CONFRONTES A LA RARETÉ DES VOCATIONS

Dans la majorité de nos pays d’Europe, la baisse des nombres de candidats au ministère de prêtres est très importante. Le contexte général de sécularisation l’explique, comme aussi une culture de l’immédiateté : liberté sans engagement, autonomie sans responsabilité, manque de silence. On relève toutefois chez bien des jeunes de grandes générosités.

Notre réponse pour favoriser l’accueil de l’appel de Dieu passe par le témoignage de notre propre vie de prêtre : quelle place fait-elle au silence, au désert ? Quel contact sait-elle garder avec les jeunes, pour une écoute et un accompagnement ?

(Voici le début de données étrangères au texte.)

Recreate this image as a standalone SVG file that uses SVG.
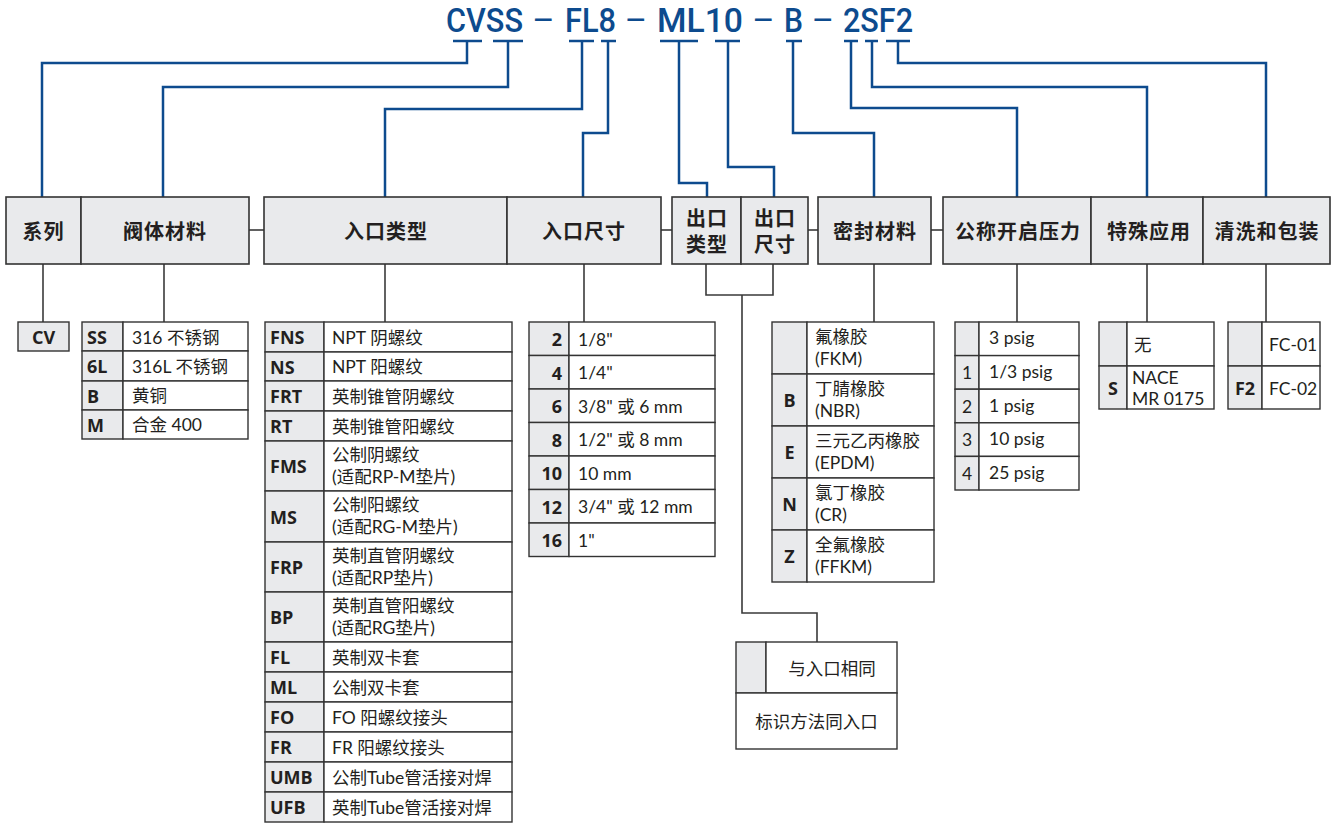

Des communautés qui vivent vraiment de la présence du Seigneur ressuscité sont le meilleur terrain pour les vocations et l’exemple du Bienheureux Charles de Foucauld, dont la vie a été féconde sur le long terme, est un encouragement.

APPELES A UNE VIE SIMPLE

L’encyclique du pape François Laudato si a besoin d’être mise en œuvre. Face à la tentation de la consommation et de l’accumulation, une éducation au partage reste à faire. Pour être solidaire, il faut être sobre ! Il s’agit, pour nous prêtres, de mener une vie non pas pauvre, mais simple, qui nous rende accessibles à tous.

Laudato si nous convie à une « sobriété heureuse » et encourage les bons gestes : recycler ; trier ; économiser l’eau, l’énergie et les matières premières ; privilégier les transports en commun ; investir dans le commerce équitable… Mais l’encyclique veut promouvoir surtout une « écologie intégrale », qui donne priorité aux intérêts de la « maison commune ». En ce sens, la crise actuelle de l’accueil des réfugiés nous interpelle et ne peut nous laisser inactifs.

Notre Assemblée européenne avait aussi pour tâche d’élire pour 6 ans un nouveau responsable : Kuno KOHN , de Hambourg en Allemagne , a été élu et a accepté la mission confiée. Qu’il en soit remercié, ainsi que John McEVOY (d’Irlande) qui a tenu cette responsabilité durant les 6 ans écoulés. Notre prochaine Assemblée, en 2020, se tiendra en Angleterre.